Combine color intensity and percentage values to spot both focused glances and broad attention coverage.
When it comes to shape, irregular shapes can reveal how attention flows around and between elements—helping you spot if nearby objects are competing for focus or if one element clearly stands out as the focal point.
Finally, check for unintended distractions. If a background element or decorative detail is getting more attention than your CTA, that’s a red flag. The goal is to make sure that the attention flow supports the user journey and your design’s purpose.
Use these insights to fine-tune hierarchy, improve clarity, and support the user journey.
When to Use Attention Hotspots
Even experienced designers rely on instinct, but Attention Hotspots offer clarity that intuition alone can miss. Here’s where they bring the most value:
- When your layout looks “off” but you can’t explain why
Some designs feel unbalanced even after multiple revisions. Hotspots give you an objective look at how attention is spread. You might discover that secondary elements are pulling focus away from your CTA or that no clear focal point is guiding the eye. - Before presenting or handing off a design
Whether you’re sending your work to developers, clients, or teammates, it helps to validate that attention flows the way you intended. Are users noticing the headline first? Is the visual hierarchy strong? A quick hotspot check gives you concrete data to back up your choices—or to spot last-minute issues. - To test first-glance clarity
In those first few seconds of viewing, what jumps out? If users aren’t immediately drawn to your message or product value, your design might need reworking. Hotspots help simulate those initial impressions and reveal if you’re leading users in the right direction from the very start.

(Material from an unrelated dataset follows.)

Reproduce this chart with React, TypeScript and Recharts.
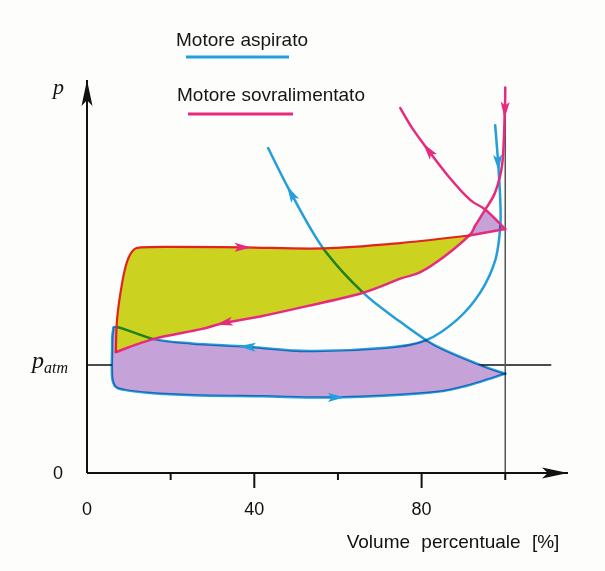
import React from "react";
import { ComposedChart, XAxis, YAxis, Scatter, ReferenceLine, Legend } from "recharts";

type Pt = [number, number]; // [volume %, pressione / p_atm]

// Motore sovralimentato
const boostIntake: Pt[] = [
  [6.9, 1.12], [7.2, 1.43], [8.4, 1.76], [9.6, 1.96], [11.0, 2.06], [12.9, 2.09],
  [20.0, 2.095], [37.3, 2.09], [56.5, 2.08], [74.9, 2.13], [91.4, 2.2], [100, 2.26],
];
const boostCompression: Pt[] = [
  [100, 3.57], [99.9, 3.36], [99.3, 2.87], [97.6, 2.6], [95.2, 2.44], [92.8, 2.29],
  [91.4, 2.2], [85.6, 2.01], [79.7, 1.86], [74.9, 1.8], [66.0, 1.67], [53.1, 1.55],
  [41.4, 1.45], [32.8, 1.39], [27.0, 1.33], [15.8, 1.24], [6.9, 1.12],
];
const boostExpansion: Pt[] = [
  [100, 2.26], [95.2, 2.44], [91.6, 2.53], [86.8, 2.73], [81.6, 2.99], [78.0, 3.18], [74.9, 3.38],
];

// Motore aspirato
const naCompression: Pt[] = [
  [100, 0.92], [94.7, 0.99], [85.4, 1.14], [81.1, 1.23], [74.9, 1.4], [66.0, 1.67],
  [56.5, 2.08], [48.8, 2.59], [43.3, 3.01],
];
const naCycle: Pt[] = [
  [97.6, 3.22], [98.3, 2.87], [98.8, 2.53], [98.8, 2.28], [97.6, 1.97], [94.0, 1.67],
  [88.5, 1.42], [81.1, 1.23], [71.5, 1.16], [53.1, 1.13], [38.3, 1.17], [25.0, 1.2],
  [16.0, 1.24], [7.4, 1.35], [6.2, 1.31], [6.0, 1.15], [6.0, 0.89], [6.8, 0.8],
  [8.9, 0.77], [15.1, 0.74], [25.4, 0.72], [42.0, 0.71], [59.6, 0.7], [80.9, 0.74],
  [90.0, 0.8], [100, 0.92],
];

const curves = { boostIntake, boostCompression, boostExpansion, naCompression, naCycle };
type CurveName = keyof typeof curves;

// arrows sit on a curve point and point towards the next one
const arrowMarks: { curve: CurveName; at: number }[] = [
  { curve: "boostIntake", at: 7 },
  { curve: "boostCompression", at: 1 },
  { curve: "boostCompression", at: 13 },
  { curve: "boostExpansion", at: 4 },
  { curve: "naCompression", at: 7 },
  { curve: "naCycle", at: 1 },
  { curve: "naCycle", at: 10 },
  { curve: "naCycle", at: 22 },
];

const xTicks = [0, 20, 40, 60, 80, 100];
const xLabels = [0, 40, 80];
const yTicks = [0, 1];

const BLUE = "#239fdc";
const PINK = "#e62a7e";
const RED = "#e2231f";
const YELLOW = "#cbd21f";
const PURPLE = "#c5a2d8";
const SANS = "'Liberation Sans', Arial, sans-serif";
const SERIF = "'Liberation Serif', 'DejaVu Serif', serif";

const legendItems = [
  { label: "Motore aspirato", color: BLUE },
  { label: "Motore sovralimentato", color: PINK },
];

const W = 605;
const H = 571;
const AX = 1; // axis band size
const M = { top: 80, right: 37, bottom: 98 - AX, left: 87 - AX };
const X_MAX = 115;
const Y_MAX = 3.64;
const KX = (W - 87 - M.right) / X_MAX;
const KY = (H - M.top - 98) / Y_MAX;

const seg = (c: Pt[], from: number, to: number) =>
  from <= to ? c.slice(from, to + 1) : c.slice(to, from + 1).reverse();
const rows = (pts: Pt[]) => pts.map(([v, p]) => ({ v, p }));

const loopLow = [seg(naCycle, 7, 25), seg(naCompression, 0, 3)];
const boostArea = [seg(boostIntake, 0, 10), seg(boostCompression, 6, 16)];
const boostTip = [seg(boostIntake, 10, 11), seg(boostExpansion, 0, 1), seg(boostCompression, 4, 6)];

type XY = { x: number; y: number };
function catmull(pts: XY[], move = true) {
  if (!pts.length) return "";
  let d = move ? `M${pts[0].x},${pts[0].y}` : "";
  for (let i = 0; i < pts.length - 1; i++) {
    const p0 = pts[i - 1] || pts[i];
    const p1 = pts[i];
    const p2 = pts[i + 1];
    const p3 = pts[i + 2] || p2;
    const c1x = p1.x + (p2.x - p0.x) / 6;
    const c1y = p1.y + (p2.y - p0.y) / 6;
    const c2x = p2.x - (p3.x - p1.x) / 6;
    const c2y = p2.y - (p3.y - p1.y) / 6;
    d += `C${c1x},${c1y} ${c2x},${c2y} ${p2.x},${p2.y}`;
  }
  return d;
}

const regionLine = (pieces: Pt[][], fill: string) => {
  const lens = pieces.map((p) => p.length);
  return (lp: any) => {
    const pts: XY[] = lp.points || [];
    let k = 0;
    let d = "";
    lens.forEach((n, j) => {
      d += catmull(pts.slice(k, k + n), j === 0);
      k += n;
    });
    return <path d={d + "Z"} fill={fill} stroke="none" />;
  };
};

const strokeLine = (color: string, width: number, multiply = false) => (lp: any) => (
  <path
    d={catmull(lp.points || [])}
    fill="none"
    stroke={color}
    strokeWidth={width}
    strokeLinejoin="round"
    strokeLinecap="round"
    style={multiply ? { mixBlendMode: "multiply" } : undefined}
  />
);

const noDot = () => <g />;

const arrowShape = (fill: string, len: number, half: number, tipAnchor = false) => (props: any) => {
  const { cx, cy, payload } = props;
  const tip = tipAnchor ? 0 : len / 2;
  const back = tip - len;
  const d = `M${tip},0 L${back},${-half} L${back + len * 0.22},0 L${back},${half} Z`;
  return <path d={d} fill={fill} transform={`translate(${cx},${cy}) rotate(${payload.angle})`} />;
};

const arrowRows = (family: "na" | "boost") =>
  arrowMarks
    .filter((a) => a.curve.startsWith(family))
    .map((a) => {
      const c = curves[a.curve];
      const prev = c[Math.max(0, a.at - 1)];
      const next = c[Math.min(c.length - 1, a.at + 1)];
      const angle = (Math.atan2(-(next[1] - prev[1]) * KY, (next[0] - prev[0]) * KX) * 180) / Math.PI;
      return { v: c[a.at][0], p: c[a.at][1], angle };
    });

const axisArrows = [
  { v: X_MAX, p: 0, angle: 0 },
  { v: 0, p: Y_MAX, angle: -90 },
];

function XTick(props: any) {
  const { x, y, payload } = props;
  const v = payload.value;
  const major = xLabels.includes(v);
  return (
    <g>
      {v > 0 && <line x1={x} x2={x} y1={y} y2={y + (major ? 15 : 7)} stroke="#111" strokeWidth={2} />}
      {major && (
        <text x={x} y={y + 42} textAnchor="middle" fontSize={18} fontFamily={SANS} fill="#111">
          {v}
        </text>
      )}
    </g>
  );
}

function YTick(props: any) {
  const { x, y, payload } = props;
  if (payload.value === 0) {
    return (
      <text x={x - 29} y={y + 6} textAnchor="middle" fontSize={18} fontFamily={SANS} fill="#111">
        0
      </text>
    );
  }
  return (
    <text x={x - 55} y={y + 3} fontSize={24} fontStyle="italic" fontFamily={SERIF} fill="#111">
      p
      <tspan fontSize={16} dy={5}>atm</tspan>
    </text>
  );
}

function LegendBox() {
  const textY = [46, 101];
  const lineY = [57, 114];
  const textX = [176, 177];
  const lineX = [[186, 289], [188, 293]];
  return (
    <svg width={W} height={125} style={{ display: "block" }}>
      {legendItems.map((it, i) => (
        <g key={it.label}>
          <text x={textX[i]} y={textY[i]} fontSize={19} fontFamily={SANS} fill="#161616">
            {it.label}
          </text>
          <line x1={lineX[i][0]} x2={lineX[i][1]} y1={lineY[i]} y2={lineY[i]} stroke={it.color} strokeWidth={3} />
        </g>
      ))}
    </svg>
  );
}

export default function App() {
  return (
    <div style={{ position: "absolute", left: 0, top: 0, width: W, height: H, background: "#fdfdfc" }}>
      <ComposedChart width={W} height={H} margin={M}>
        <XAxis
          dataKey="v"
          type="number"
          domain={[0, X_MAX]}
          ticks={xTicks}
          height={AX}
          tickSize={0}
          tickMargin={0}
          tickLine={false}
          tick={<XTick />}
          axisLine={{ stroke: "#111", strokeWidth: 2 }}
          label={{
            content: (lp: any) => (
              <text
                x={(lp.viewBox?.x ?? 87) + 366}
                y={(lp.viewBox?.y ?? 473) + 75}
                textAnchor="middle"
                fontSize={19}
                wordSpacing={6}
                fontFamily={SANS}
                fill="#111"
              >
                Volume percentuale [%]
              </text>
            ),
          }}
        />
        <YAxis
          dataKey="p"
          type="number"
          domain={[0, Y_MAX]}
          ticks={yTicks}
          width={AX}
          tickSize={0}
          tickMargin={0}
          tickLine={false}
          tick={<YTick />}
          axisLine={{ stroke: "#111", strokeWidth: 2 }}
          label={{
            content: (lp: any) => (
              <text x={(lp.viewBox?.x ?? 86) - 33} y={(lp.viewBox?.y ?? 80) + 14} fontSize={22} fontStyle="italic" fontFamily={SERIF} fill="#111">
                p
              </text>
            ),
          }}
        />
        <Legend
          layout="horizontal"
          verticalAlign="middle"
          align="center"
          content={<LegendBox />}
          wrapperStyle={{ top: 0, left: 0, width: W, height: 125 }}
        />
        <ReferenceLine segment={[{ x: 0, y: 1 }, { x: 111, y: 1 }]} stroke="#111" strokeWidth={1.5} />
        <ReferenceLine segment={[{ x: 100, y: 0 }, { x: 100, y: 3.56 }]} stroke="#555" strokeWidth={1.5} />

        <Scatter data={rows(loopLow.flat())} line={regionLine(loopLow, PURPLE)} shape={noDot} isAnimationActive={false} legendType="none" />
        <Scatter data={rows(boostArea.flat())} line={regionLine(boostArea, YELLOW)} shape={noDot} isAnimationActive={false} legendType="none" />
        <Scatter data={rows(boostTip.flat())} line={regionLine(boostTip, PURPLE)} shape={noDot} isAnimationActive={false} legendType="none" />

        <Scatter data={rows(naCompression)} line={strokeLine(BLUE, 2.5, true)} shape={noDot} isAnimationActive={false} legendType="none" />
        <Scatter data={rows(naCycle)} line={strokeLine(BLUE, 2.5, true)} shape={noDot} isAnimationActive={false} legendType="none" />
        <Scatter data={rows(boostCompression)} line={strokeLine(PINK, 2.5)} shape={noDot} isAnimationActive={false} legendType="none" />
        <Scatter data={rows(boostExpansion)} line={strokeLine(PINK, 2.5)} shape={noDot} isAnimationActive={false} legendType="none" />
        <Scatter data={rows(seg(boostIntake, 10, 11))} line={strokeLine(PINK, 2.5)} shape={noDot} isAnimationActive={false} legendType="none" />
        <Scatter data={rows(seg(boostIntake, 0, 10))} line={strokeLine(RED, 2.2)} shape={noDot} isAnimationActive={false} legendType="none" />

        <Scatter data={arrowRows("na")} shape={arrowShape(BLUE, 17, 4.5)} isAnimationActive={false} legendType="none" />
        <Scatter data={arrowRows("boost")} shape={arrowShape(PINK, 17, 4.5)} isAnimationActive={false} legendType="none" />
        <Scatter data={axisArrows} shape={arrowShape("#111", 26, 5.5, true)} isAnimationActive={false} legendType="none" />
      </ComposedChart>
    </div>
  );
}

These aren’t just nice-to-haves—they’re fast, visual checkpoints that can catch issues you might overlook, even with years of experience.
Final Takeaway: Visual Hierarchy, Quantified
Attention Hotspots let you move from guesswork to clear, measurable insights. You can quickly see which elements attract focus, how attention is distributed, and whether your layout is working as intended.
It’s a faster, more confident way to evaluate and improve your design’s visual hierarchy—right inside Figma.